Eskom is not very good at keeping the lights on, but it’s providing excellent profits for bondholders.
Eskom’s dollar bonds due 2028 — which don’t have an explicit government guarantee — have handed investors a total return of 10% this year, more than three times that of the emerging-market benchmark. Securities due in 2025 and 2027 are also among the best performers in the 2,100-member Bloomberg Emerging Markets Hard Currency Aggregate Index.
Bondholders are confident the National Treasury will make good any debts Eskom can’t pay — even those it doesn’t backstop — meaning the bonds offer a yield pickup over the sovereign, without additional risk. They’re also betting South Africa will pay a premium when it takes over as much as two-thirds of Eskom’s debt later this year, a deal that may be announced in the annual budget on February 22.
“We would encourage investors to add ahead of the February budget announcement in which the government will provide details on Eskom debt assumption,” said Zafar Nazim, a credit analyst at JPMorgan Chase Bank, in a note to clients. The company added Eskom bonds at the end of last year, according to filings data compiled by Bloomberg.

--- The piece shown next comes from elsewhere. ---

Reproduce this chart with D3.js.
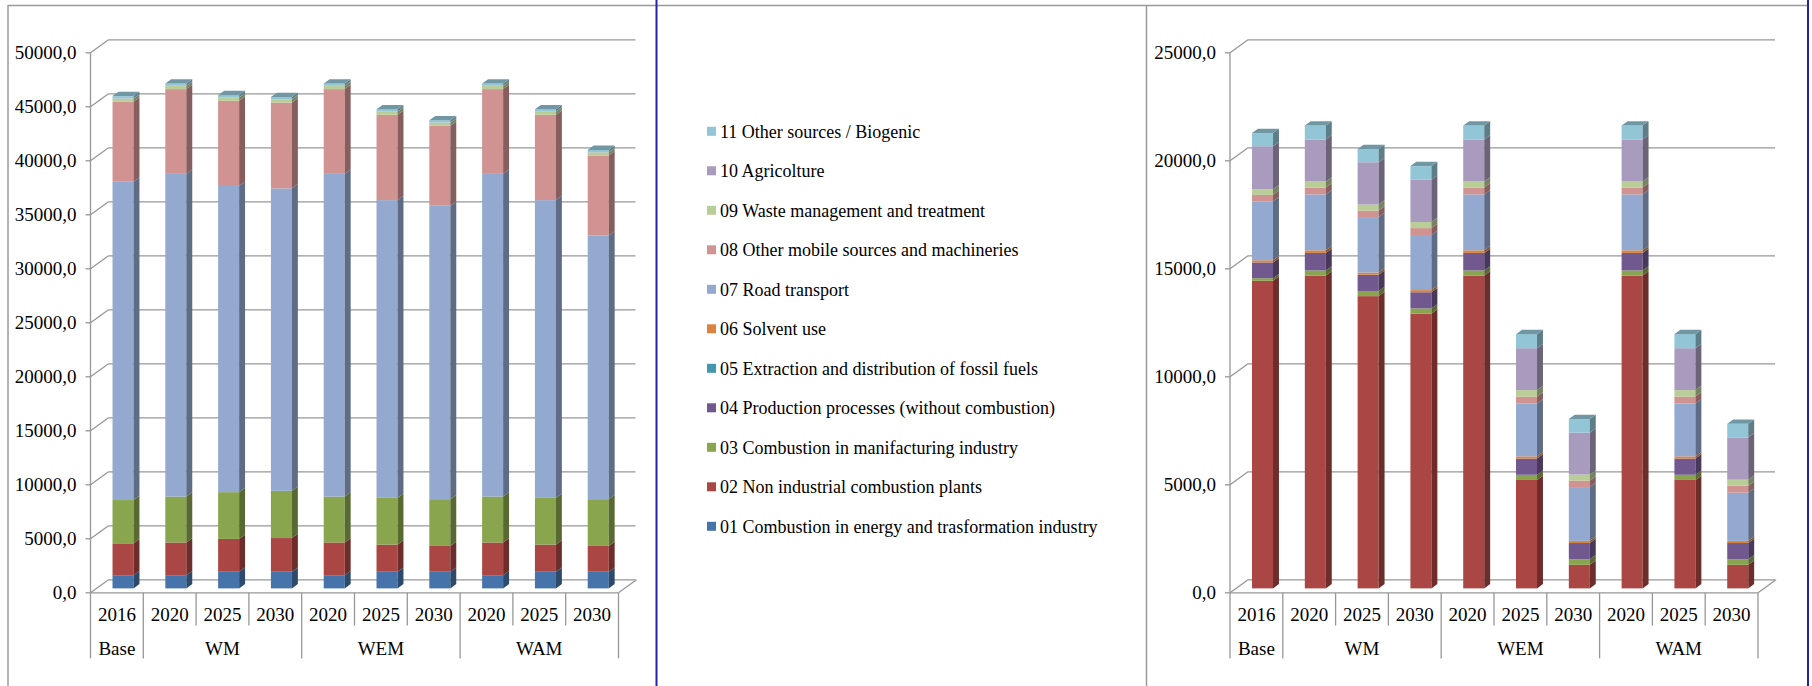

“Eskom should now be considered an extension of the sovereign, and bonds should trade as such,” Nazim said.
Most emerging-market debt is having a banner start to the year amid bets the Federal Reserve will slow or halt interest-rate increases and China’s reopening will mitigate a global growth slowdown. But still Eskom’s notes have outperformed.

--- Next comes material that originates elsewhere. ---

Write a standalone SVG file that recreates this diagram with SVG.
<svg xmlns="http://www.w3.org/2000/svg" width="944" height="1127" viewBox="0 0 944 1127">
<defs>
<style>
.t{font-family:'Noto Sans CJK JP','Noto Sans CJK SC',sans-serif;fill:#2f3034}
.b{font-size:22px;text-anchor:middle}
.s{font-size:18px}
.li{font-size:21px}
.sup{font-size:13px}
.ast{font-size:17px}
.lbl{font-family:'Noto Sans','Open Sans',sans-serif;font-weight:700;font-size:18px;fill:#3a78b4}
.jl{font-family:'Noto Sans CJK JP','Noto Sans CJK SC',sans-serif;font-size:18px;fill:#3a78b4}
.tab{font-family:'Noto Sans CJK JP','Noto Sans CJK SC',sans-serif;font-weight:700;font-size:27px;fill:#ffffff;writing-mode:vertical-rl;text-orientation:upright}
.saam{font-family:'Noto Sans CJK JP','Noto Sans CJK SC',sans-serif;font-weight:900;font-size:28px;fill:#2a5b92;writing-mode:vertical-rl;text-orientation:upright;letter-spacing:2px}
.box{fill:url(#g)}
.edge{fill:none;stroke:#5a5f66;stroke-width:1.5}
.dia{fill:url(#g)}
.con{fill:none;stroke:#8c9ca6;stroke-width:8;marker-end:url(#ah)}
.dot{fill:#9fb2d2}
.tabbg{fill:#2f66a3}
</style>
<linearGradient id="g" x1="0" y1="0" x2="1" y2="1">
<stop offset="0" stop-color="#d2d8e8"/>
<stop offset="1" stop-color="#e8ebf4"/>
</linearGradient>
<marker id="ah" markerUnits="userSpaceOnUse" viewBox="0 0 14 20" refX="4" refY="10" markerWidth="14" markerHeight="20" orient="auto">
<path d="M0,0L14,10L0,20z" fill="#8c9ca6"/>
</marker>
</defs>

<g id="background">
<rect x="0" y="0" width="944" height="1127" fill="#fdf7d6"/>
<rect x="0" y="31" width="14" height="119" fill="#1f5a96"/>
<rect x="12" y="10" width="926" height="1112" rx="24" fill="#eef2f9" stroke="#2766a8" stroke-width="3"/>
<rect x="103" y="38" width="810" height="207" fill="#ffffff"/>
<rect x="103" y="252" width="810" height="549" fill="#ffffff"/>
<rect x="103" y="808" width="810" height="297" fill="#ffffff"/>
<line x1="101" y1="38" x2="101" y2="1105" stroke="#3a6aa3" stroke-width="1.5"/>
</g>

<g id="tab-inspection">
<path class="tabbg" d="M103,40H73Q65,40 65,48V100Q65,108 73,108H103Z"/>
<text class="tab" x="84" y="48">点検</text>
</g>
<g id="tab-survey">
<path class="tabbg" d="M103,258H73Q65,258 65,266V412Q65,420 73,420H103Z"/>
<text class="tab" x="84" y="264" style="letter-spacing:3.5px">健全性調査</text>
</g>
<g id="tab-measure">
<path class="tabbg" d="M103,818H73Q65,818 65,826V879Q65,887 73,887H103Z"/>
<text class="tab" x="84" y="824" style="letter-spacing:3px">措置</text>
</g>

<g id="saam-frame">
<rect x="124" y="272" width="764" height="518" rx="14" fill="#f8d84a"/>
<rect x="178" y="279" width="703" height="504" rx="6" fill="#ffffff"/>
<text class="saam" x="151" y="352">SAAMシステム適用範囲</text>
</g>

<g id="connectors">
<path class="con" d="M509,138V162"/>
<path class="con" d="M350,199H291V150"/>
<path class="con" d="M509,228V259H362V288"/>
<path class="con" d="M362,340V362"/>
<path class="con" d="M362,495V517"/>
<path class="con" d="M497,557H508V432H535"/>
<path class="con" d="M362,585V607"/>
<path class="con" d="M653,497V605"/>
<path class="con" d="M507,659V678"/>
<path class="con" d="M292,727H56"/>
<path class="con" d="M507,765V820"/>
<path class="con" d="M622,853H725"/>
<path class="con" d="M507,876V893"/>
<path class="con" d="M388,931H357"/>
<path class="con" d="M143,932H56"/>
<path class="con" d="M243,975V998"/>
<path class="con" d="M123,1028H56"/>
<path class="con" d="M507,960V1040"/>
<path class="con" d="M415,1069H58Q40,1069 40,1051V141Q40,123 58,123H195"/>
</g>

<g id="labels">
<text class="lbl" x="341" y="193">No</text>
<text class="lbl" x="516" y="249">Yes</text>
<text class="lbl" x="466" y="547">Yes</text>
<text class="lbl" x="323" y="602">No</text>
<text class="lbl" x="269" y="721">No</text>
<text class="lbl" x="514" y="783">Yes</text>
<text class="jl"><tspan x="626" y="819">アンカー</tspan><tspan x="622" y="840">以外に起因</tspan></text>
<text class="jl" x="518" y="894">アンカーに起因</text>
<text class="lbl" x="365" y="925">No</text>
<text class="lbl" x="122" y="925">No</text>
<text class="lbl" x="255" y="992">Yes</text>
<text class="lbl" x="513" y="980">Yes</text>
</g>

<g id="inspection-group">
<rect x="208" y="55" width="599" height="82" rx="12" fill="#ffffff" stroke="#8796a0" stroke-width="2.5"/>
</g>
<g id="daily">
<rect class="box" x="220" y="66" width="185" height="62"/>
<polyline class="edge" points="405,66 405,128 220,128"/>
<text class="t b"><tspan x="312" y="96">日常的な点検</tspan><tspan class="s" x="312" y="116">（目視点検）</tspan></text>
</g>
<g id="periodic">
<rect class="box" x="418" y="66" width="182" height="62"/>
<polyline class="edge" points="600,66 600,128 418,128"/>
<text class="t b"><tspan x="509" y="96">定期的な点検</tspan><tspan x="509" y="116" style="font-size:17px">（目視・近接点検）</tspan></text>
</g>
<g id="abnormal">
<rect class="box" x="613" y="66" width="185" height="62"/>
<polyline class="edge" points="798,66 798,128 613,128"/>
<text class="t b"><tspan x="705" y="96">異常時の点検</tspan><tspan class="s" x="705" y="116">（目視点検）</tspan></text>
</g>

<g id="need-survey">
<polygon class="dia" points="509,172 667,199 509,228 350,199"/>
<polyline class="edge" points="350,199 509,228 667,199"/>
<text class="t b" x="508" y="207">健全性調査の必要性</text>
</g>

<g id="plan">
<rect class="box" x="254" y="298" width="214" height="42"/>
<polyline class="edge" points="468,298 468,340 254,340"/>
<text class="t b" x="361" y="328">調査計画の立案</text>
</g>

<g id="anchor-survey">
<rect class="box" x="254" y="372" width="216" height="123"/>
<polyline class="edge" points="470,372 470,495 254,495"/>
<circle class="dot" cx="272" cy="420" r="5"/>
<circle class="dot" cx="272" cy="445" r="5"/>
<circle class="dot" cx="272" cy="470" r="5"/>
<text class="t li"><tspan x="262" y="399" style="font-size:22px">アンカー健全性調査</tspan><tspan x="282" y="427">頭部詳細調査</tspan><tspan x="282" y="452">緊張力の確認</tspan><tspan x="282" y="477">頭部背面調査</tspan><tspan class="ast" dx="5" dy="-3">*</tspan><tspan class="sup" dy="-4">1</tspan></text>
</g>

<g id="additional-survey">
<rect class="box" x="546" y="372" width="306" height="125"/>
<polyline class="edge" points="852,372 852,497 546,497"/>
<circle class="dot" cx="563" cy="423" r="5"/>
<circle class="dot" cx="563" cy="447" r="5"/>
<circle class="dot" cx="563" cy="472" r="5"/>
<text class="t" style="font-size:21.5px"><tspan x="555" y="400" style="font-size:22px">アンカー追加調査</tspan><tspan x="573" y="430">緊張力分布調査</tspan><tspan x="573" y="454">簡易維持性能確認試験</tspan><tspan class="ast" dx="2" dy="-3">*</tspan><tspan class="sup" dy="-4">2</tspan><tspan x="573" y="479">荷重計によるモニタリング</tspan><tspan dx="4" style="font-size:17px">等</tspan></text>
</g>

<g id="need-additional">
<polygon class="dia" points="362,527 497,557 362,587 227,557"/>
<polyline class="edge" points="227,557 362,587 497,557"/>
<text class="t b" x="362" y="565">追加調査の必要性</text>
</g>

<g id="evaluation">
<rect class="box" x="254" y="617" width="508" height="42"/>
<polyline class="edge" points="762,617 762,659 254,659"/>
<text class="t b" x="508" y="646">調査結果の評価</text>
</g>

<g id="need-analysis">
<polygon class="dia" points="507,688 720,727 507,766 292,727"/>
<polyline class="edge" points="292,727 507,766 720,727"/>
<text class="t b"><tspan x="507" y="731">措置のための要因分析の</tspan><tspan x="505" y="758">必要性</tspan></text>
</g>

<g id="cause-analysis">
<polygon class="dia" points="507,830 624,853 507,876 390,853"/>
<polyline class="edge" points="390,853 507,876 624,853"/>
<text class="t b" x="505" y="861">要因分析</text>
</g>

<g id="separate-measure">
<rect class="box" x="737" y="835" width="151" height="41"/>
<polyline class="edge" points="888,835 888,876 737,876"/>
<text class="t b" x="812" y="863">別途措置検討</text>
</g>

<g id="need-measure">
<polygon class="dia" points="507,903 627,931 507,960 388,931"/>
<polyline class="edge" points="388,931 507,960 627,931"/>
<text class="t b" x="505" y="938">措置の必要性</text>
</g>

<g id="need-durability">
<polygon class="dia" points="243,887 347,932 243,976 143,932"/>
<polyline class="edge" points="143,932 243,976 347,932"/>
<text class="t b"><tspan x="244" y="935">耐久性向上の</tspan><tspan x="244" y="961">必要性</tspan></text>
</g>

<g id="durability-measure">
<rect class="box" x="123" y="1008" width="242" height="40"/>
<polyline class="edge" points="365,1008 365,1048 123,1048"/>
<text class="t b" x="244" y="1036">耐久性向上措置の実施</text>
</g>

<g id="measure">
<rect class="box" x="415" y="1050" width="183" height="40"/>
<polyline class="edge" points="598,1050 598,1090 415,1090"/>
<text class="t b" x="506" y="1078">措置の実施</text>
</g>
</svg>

Yields on Eskom dollar securities due 2028 have dropped 220 basis points since the start of the year to 9.30% as of Wednesday. That’s a premium of more than 300 basis points over similar-maturity South African government dollar notes. Yields on 2025 securities have plummeted 297 basis points to 9.21%, offering a spread of nearly 400 basis points.
About 80% of Eskom’s bonds come with an explicit government guarantee, and President Cyril Ramaphosa has said the company is “too big to fail” — implying that the state would back the company if it ran into any troubles. The state is now considering a takeover of some of its $22.8 billion in liabilities as it seeks to restructure the utility and restore financial sustainability.
Some investors are steering clear. Eskom’s challenges are not just financial, and the hurdles to overcoming them are steep, said Manuel Mondia, a Zurich-based analyst at Aquila Asset Management.
The power company’s troubles have led to 13 consecutive months of rolling power cuts, leaving South Africans without electricity for as much as eight hours a day, according to Bloomberg calculations. The cash-strapped utility already relies on government support to run its operations and service its debt.
Goldman Sachs Group Inc. has described the company as the biggest threat to Africa’s most industrialized economy. The South African Reserve Bank cut its forecast for economic growth this year to 0.3%, from 1.1% previously, citing the energy crisis, with Governor Lesetja Kganyago saying the blackouts will cut an estimated 2 percentage points off output this year.
Transferring Eskom’s debt to the state would require modifications to bond agreements, a complex and uncertain process needing approval from holders of the securities, said Mondia. And repeated cash injections have done little to ease operational and organisational problems, with Chief Executive Officer Andre de Ruyter announcing his resignation in December amid allegations that he’d been poisoned.
“We got rid of our exposure as the yield attached to the issuer was relatively low when you think of the amount of issues they need to face, independently of the government support,” Mondia said. “The news flow including failures at plants and accusations of attempted murder definitely raised some red flags which pushed us out of the position.”
But Nazim at JPMorgan said such concerns don’t preclude an extended rally, with a call for non-guaranteed 2028 bonds to trade no more than 150 basis points wide of the sovereign.
“Creditors should not get too hung up on record rolling blackouts and the resignation of the company’s well-respected CEO,” Nazim said. “Creditors’ fortunes and the company’s credit profile are largely tied to tariff decisions and the government’s financial support. We believe that both factors are moving firmly in the right direction.”